PROBLEM REQUIREMENTS: Starting with the line that contains "Give me the D3.js source for this chart." and stopping after the line that contains "const x0 = (25 - icpt) / slope, x1 = 41.2;", output every line exactly as it stands.

BEGIN MATERIAL FOR THIS EXERCISE

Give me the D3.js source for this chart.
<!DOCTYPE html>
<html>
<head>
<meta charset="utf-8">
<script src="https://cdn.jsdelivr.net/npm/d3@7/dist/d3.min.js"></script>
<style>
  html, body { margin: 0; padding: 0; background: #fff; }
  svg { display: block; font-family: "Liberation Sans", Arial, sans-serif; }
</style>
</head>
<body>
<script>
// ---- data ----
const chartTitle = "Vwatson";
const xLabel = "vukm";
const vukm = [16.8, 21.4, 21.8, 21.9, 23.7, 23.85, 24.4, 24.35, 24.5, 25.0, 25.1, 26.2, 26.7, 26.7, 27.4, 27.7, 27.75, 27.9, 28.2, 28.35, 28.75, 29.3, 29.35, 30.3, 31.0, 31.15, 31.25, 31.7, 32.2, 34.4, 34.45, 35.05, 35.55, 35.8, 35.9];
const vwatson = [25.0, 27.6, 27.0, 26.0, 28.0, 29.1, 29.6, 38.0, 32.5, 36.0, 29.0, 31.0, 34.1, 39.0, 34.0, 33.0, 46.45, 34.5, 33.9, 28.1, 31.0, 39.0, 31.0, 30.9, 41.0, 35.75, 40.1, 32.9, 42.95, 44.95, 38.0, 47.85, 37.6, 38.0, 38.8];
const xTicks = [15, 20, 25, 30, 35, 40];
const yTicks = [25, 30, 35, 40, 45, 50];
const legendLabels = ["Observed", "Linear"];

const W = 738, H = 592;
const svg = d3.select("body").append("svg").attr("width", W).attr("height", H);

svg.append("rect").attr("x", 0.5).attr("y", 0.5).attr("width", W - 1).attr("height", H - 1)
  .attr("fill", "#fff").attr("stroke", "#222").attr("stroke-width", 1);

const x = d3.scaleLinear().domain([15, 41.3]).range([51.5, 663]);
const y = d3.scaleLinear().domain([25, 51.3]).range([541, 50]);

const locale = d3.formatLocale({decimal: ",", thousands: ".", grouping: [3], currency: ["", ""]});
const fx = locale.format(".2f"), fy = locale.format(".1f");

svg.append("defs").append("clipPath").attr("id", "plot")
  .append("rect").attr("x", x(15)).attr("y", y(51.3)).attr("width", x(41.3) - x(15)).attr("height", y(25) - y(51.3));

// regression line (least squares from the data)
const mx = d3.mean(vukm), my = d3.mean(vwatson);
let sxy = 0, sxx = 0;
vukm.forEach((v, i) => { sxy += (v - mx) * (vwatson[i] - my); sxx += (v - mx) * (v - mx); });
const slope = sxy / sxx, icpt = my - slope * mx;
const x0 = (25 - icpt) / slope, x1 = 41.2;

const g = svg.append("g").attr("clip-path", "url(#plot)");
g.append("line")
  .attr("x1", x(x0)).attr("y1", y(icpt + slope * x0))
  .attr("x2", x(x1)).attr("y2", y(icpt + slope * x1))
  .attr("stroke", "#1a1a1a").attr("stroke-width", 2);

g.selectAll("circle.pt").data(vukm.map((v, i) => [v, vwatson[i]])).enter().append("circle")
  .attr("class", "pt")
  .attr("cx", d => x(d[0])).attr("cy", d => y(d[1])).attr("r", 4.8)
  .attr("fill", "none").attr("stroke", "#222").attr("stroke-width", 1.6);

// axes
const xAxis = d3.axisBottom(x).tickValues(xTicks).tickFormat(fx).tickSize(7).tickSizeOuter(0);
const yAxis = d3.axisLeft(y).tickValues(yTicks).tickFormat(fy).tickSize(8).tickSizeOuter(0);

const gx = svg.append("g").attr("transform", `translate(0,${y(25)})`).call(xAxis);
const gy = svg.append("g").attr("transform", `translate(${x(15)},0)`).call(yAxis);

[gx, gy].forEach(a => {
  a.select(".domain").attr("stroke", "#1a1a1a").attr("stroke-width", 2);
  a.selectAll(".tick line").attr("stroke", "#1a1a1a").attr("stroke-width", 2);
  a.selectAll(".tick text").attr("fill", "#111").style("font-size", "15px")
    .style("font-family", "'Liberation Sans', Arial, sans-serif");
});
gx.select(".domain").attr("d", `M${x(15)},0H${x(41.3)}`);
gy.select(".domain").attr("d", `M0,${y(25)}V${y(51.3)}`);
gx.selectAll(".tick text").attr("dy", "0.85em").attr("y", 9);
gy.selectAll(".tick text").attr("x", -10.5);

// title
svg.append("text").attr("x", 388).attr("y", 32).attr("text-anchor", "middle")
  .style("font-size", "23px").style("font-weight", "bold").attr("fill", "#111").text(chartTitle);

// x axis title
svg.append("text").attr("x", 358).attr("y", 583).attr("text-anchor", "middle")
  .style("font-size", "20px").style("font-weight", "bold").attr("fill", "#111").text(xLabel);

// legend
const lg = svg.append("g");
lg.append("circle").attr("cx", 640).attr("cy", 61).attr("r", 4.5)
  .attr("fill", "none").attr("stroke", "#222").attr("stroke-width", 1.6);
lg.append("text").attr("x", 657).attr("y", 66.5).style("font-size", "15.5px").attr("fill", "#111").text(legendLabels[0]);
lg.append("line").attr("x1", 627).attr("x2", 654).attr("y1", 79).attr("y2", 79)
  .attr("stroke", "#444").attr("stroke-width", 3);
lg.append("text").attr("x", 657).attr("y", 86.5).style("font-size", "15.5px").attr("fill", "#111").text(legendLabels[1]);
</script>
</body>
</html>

END MATERIAL FOR THIS EXERCISE
BEGIN MATERIAL FOR THIS EXERCISE

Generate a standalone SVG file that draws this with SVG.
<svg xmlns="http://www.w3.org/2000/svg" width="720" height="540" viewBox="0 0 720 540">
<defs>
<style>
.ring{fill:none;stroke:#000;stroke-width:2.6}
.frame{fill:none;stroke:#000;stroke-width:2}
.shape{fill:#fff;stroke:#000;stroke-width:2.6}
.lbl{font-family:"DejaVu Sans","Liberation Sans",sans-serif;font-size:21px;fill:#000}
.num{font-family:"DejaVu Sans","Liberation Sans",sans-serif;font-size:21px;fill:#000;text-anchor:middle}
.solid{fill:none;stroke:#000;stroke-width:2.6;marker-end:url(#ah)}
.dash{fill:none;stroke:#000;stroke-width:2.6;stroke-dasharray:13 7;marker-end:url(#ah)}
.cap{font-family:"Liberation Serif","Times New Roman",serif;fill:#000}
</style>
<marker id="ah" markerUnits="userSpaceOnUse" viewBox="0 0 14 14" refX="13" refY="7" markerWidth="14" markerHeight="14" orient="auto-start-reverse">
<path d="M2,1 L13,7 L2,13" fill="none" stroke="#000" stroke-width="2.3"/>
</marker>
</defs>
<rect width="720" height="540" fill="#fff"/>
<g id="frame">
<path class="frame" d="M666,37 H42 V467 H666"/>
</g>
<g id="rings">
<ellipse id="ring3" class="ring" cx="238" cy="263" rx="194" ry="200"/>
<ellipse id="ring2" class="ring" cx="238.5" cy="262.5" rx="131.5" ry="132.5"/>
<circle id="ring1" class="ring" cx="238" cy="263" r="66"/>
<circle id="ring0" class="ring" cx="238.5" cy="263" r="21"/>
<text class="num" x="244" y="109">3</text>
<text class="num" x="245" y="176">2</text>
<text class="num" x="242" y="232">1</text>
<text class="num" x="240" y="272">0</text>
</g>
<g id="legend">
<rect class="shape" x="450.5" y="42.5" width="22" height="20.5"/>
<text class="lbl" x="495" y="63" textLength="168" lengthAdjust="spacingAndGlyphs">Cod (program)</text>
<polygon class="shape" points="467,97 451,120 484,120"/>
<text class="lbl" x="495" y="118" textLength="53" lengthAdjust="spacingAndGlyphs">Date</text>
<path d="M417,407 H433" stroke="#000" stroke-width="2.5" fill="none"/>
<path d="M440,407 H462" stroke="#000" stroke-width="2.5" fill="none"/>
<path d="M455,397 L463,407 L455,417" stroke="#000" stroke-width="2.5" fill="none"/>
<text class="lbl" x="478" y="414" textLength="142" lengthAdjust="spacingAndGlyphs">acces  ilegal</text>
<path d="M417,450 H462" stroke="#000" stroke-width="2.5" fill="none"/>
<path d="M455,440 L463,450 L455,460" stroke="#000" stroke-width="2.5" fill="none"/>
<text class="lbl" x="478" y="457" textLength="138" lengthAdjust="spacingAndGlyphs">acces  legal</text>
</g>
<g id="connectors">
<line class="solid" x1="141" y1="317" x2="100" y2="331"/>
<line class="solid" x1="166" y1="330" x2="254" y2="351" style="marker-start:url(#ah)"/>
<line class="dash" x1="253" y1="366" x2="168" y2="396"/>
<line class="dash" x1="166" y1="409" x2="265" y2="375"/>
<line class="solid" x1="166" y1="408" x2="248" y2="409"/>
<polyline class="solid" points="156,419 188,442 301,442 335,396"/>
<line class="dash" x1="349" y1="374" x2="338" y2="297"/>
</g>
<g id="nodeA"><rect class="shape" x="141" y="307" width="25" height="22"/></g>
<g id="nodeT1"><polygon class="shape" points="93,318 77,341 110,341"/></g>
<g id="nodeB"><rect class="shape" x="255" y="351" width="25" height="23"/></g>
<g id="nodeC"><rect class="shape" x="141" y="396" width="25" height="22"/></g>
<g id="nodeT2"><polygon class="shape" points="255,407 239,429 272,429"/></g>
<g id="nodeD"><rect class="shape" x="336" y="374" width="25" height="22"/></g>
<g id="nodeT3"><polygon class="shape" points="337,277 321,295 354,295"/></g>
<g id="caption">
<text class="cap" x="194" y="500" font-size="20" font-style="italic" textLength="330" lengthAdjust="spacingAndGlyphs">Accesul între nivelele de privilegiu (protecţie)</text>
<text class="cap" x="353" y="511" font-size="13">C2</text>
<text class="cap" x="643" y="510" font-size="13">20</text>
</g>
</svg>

END MATERIAL FOR THIS EXERCISE

TASK ANSWER:
Give me the D3.js source for this chart.
<!DOCTYPE html>
<html>
<head>
<meta charset="utf-8">
<script src="https://cdn.jsdelivr.net/npm/d3@7/dist/d3.min.js"></script>
<style>
  html, body { margin: 0; padding: 0; background: #fff; }
  svg { display: block; font-family: "Liberation Sans", Arial, sans-serif; }
</style>
</head>
<body>
<script>
// ---- data ----
const chartTitle = "Vwatson";
const xLabel = "vukm";
const vukm = [16.8, 21.4, 21.8, 21.9, 23.7, 23.85, 24.4, 24.35, 24.5, 25.0, 25.1, 26.2, 26.7, 26.7, 27.4, 27.7, 27.75, 27.9, 28.2, 28.35, 28.75, 29.3, 29.35, 30.3, 31.0, 31.15, 31.25, 31.7, 32.2, 34.4, 34.45, 35.05, 35.55, 35.8, 35.9];
const vwatson = [25.0, 27.6, 27.0, 26.0, 28.0, 29.1, 29.6, 38.0, 32.5, 36.0, 29.0, 31.0, 34.1, 39.0, 34.0, 33.0, 46.45, 34.5, 33.9, 28.1, 31.0, 39.0, 31.0, 30.9, 41.0, 35.75, 40.1, 32.9, 42.95, 44.95, 38.0, 47.85, 37.6, 38.0, 38.8];
const xTicks = [15, 20, 25, 30, 35, 40];
const yTicks = [25, 30, 35, 40, 45, 50];
const legendLabels = ["Observed", "Linear"];

const W = 738, H = 592;
const svg = d3.select("body").append("svg").attr("width", W).attr("height", H);

svg.append("rect").attr("x", 0.5).attr("y", 0.5).attr("width", W - 1).attr("height", H - 1)
  .attr("fill", "#fff").attr("stroke", "#222").attr("stroke-width", 1);

const x = d3.scaleLinear().domain([15, 41.3]).range([51.5, 663]);
const y = d3.scaleLinear().domain([25, 51.3]).range([541, 50]);

const locale = d3.formatLocale({decimal: ",", thousands: ".", grouping: [3], currency: ["", ""]});
const fx = locale.format(".2f"), fy = locale.format(".1f");

svg.append("defs").append("clipPath").attr("id", "plot")
  .append("rect").attr("x", x(15)).attr("y", y(51.3)).attr("width", x(41.3) - x(15)).attr("height", y(25) - y(51.3));

// regression line (least squares from the data)
const mx = d3.mean(vukm), my = d3.mean(vwatson);
let sxy = 0, sxx = 0;
vukm.forEach((v, i) => { sxy += (v - mx) * (vwatson[i] - my); sxx += (v - mx) * (v - mx); });
const slope = sxy / sxx, icpt = my - slope * mx;
const x0 = (25 - icpt) / slope, x1 = 41.2;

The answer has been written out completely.